Available data:
□ □ □

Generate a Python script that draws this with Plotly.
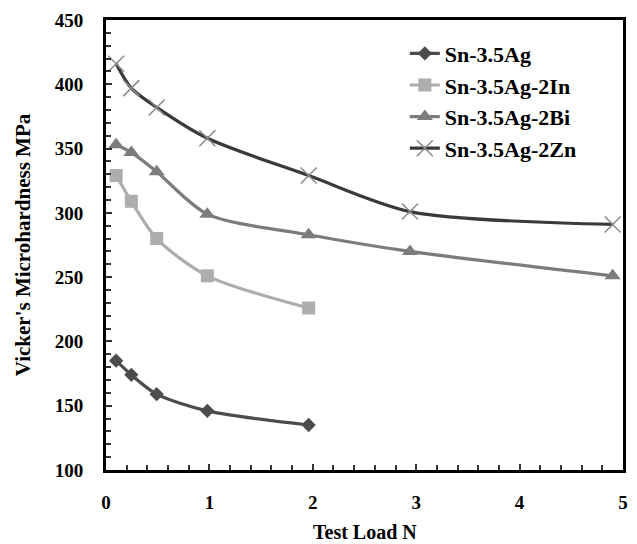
import plotly.graph_objects as go

loads = [0.098, 0.245, 0.49, 0.98, 1.96, 2.94, 4.9]

names = ["Sn-3.5Ag", "Sn-3.5Ag-2In", "Sn-3.5Ag-2Bi", "Sn-3.5Ag-2Zn"]
ag = [185, 174, 159, 146, 135]
ag_in = [329, 309, 280, 251, 226]
ag_bi = [353, 347, 332, 299, 283, 270, 251]
ag_zn = [416, 397, 382, 358, 329, 301, 291]

FONT = "Liberation Serif"

styles = [
    dict(color="#4c4c4c", symbol="diamond", size=11, mcolor="#4c4c4c", mline=0),
    dict(color="#adadad", symbol="square", size=13, mcolor="#adadad", mline=0),
    dict(color="#7c7c7c", symbol="triangle-up", size=14, mcolor="#7c7c7c", mline=0),
    dict(color="#3a3a3a", symbol="x-thin-open", size=16, mcolor="#8a8a8a", mline=1.5),
]
series = [ag, ag_in, ag_bi, ag_zn]

fig = go.Figure()
for name, vals, st in zip(names, series, styles):
    fig.add_trace(go.Scatter(
        x=loads[:len(vals)], y=vals, name=name,
        mode="lines+markers",
        line=dict(color=st["color"], width=3.2, shape="spline", smoothing=0.8),
        marker=dict(symbol=st["symbol"], size=st["size"], color=st["mcolor"],
                    line=dict(color=st["mcolor"], width=st["mline"])),
    ))

axis_common = dict(
    showline=True, linecolor="black", linewidth=3, mirror=True,
    showgrid=False, zeroline=False, automargin=False,
    ticks="inside", ticklen=6, tickwidth=1.5, tickcolor="#333",
    tickfont=dict(family=FONT, size=19, color="black", weight="bold"),
)

fig.update_layout(
    width=637, height=544,
    margin=dict(l=106, r=14, t=20, b=74),
    paper_bgcolor="white", plot_bgcolor="white",
    showlegend=True,
    legend=dict(x=0.578, y=0.972, xanchor="left", yanchor="top",
                font=dict(family=FONT, size=22, color="black", weight="bold"),
                bgcolor="rgba(0,0,0,0)", tracegroupgap=0),
    xaxis=dict(range=[0, 5], tick0=0, dtick=1,
               minor=dict(dtick=0.2, ticks="inside", ticklen=5, tickcolor="#333", tickwidth=1.5),
               ticklabelstandoff=13,
               **axis_common),
    yaxis=dict(range=[100, 450], tick0=100, dtick=50,
               minor=dict(dtick=10, ticks="inside", ticklen=5, tickcolor="#333", tickwidth=1.5),
               ticklabelstandoff=16,
               title=dict(text="Vicker's Microhardness MPa", standoff=19,
                          font=dict(family=FONT, size=21, color="black", weight="bold")),
               **axis_common),
    annotations=[dict(text="Test Load N", xref="paper", yref="paper",
                      x=0.5, y=-0.138, xanchor="center", yanchor="middle",
                      showarrow=False,
                      font=dict(family=FONT, size=20, color="black", weight="bold"))],
)

fig.write_html("out.html", config={"displayModeBar": False},
               post_script="document.body.style.margin='0';")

□ □ □

Repeat all the data as it stands, dropping any images it holds.

Generate a Python script that draws this with Plotly.
import plotly.graph_objects as go

loads = [0.098, 0.245, 0.49, 0.98, 1.96, 2.94, 4.9]

names = ["Sn-3.5Ag", "Sn-3.5Ag-2In", "Sn-3.5Ag-2Bi", "Sn-3.5Ag-2Zn"]
ag = [185, 174, 159, 146, 135]
ag_in = [329, 309, 280, 251, 226]
ag_bi = [353, 347, 332, 299, 283, 270, 251]
ag_zn = [416, 397, 382, 358, 329, 301, 291]

FONT = "Liberation Serif"

styles = [
    dict(color="#4c4c4c", symbol="diamond", size=11, mcolor="#4c4c4c", mline=0),
    dict(color="#adadad", symbol="square", size=13, mcolor="#adadad", mline=0),
    dict(color="#7c7c7c", symbol="triangle-up", size=14, mcolor="#7c7c7c", mline=0),
    dict(color="#3a3a3a", symbol="x-thin-open", size=16, mcolor="#8a8a8a", mline=1.5),
]
series = [ag, ag_in, ag_bi, ag_zn]

fig = go.Figure()
for name, vals, st in zip(names, series, styles):
    fig.add_trace(go.Scatter(
        x=loads[:len(vals)], y=vals, name=name,
        mode="lines+markers",
        line=dict(color=st["color"], width=3.2, shape="spline", smoothing=0.8),
        marker=dict(symbol=st["symbol"], size=st["size"], color=st["mcolor"],
                    line=dict(color=st["mcolor"], width=st["mline"])),
    ))

axis_common = dict(
    showline=True, linecolor="black", linewidth=3, mirror=True,
    showgrid=False, zeroline=False, automargin=False,
    ticks="inside", ticklen=6, tickwidth=1.5, tickcolor="#333",
    tickfont=dict(family=FONT, size=19, color="black", weight="bold"),
)

fig.update_layout(
    width=637, height=544,
    margin=dict(l=106, r=14, t=20, b=74),
    paper_bgcolor="white", plot_bgcolor="white",
    showlegend=True,
    legend=dict(x=0.578, y=0.972, xanchor="left", yanchor="top",
                font=dict(family=FONT, size=22, color="black", weight="bold"),
                bgcolor="rgba(0,0,0,0)", tracegroupgap=0),
    xaxis=dict(range=[0, 5], tick0=0, dtick=1,
               minor=dict(dtick=0.2, ticks="inside", ticklen=5, tickcolor="#333", tickwidth=1.5),
               ticklabelstandoff=13,
               **axis_common),
    yaxis=dict(range=[100, 450], tick0=100, dtick=50,
               minor=dict(dtick=10, ticks="inside", ticklen=5, tickcolor="#333", tickwidth=1.5),
               ticklabelstandoff=16,
               title=dict(text="Vicker's Microhardness MPa", standoff=19,
                          font=dict(family=FONT, size=21, color="black", weight="bold")),
               **axis_common),
    annotations=[dict(text="Test Load N", xref="paper", yref="paper",
                      x=0.5, y=-0.138, xanchor="center", yanchor="middle",
                      showarrow=False,
                      font=dict(family=FONT, size=20, color="black", weight="bold"))],
)

fig.write_html("out.html", config={"displayModeBar": False},
               post_script="document.body.style.margin='0';")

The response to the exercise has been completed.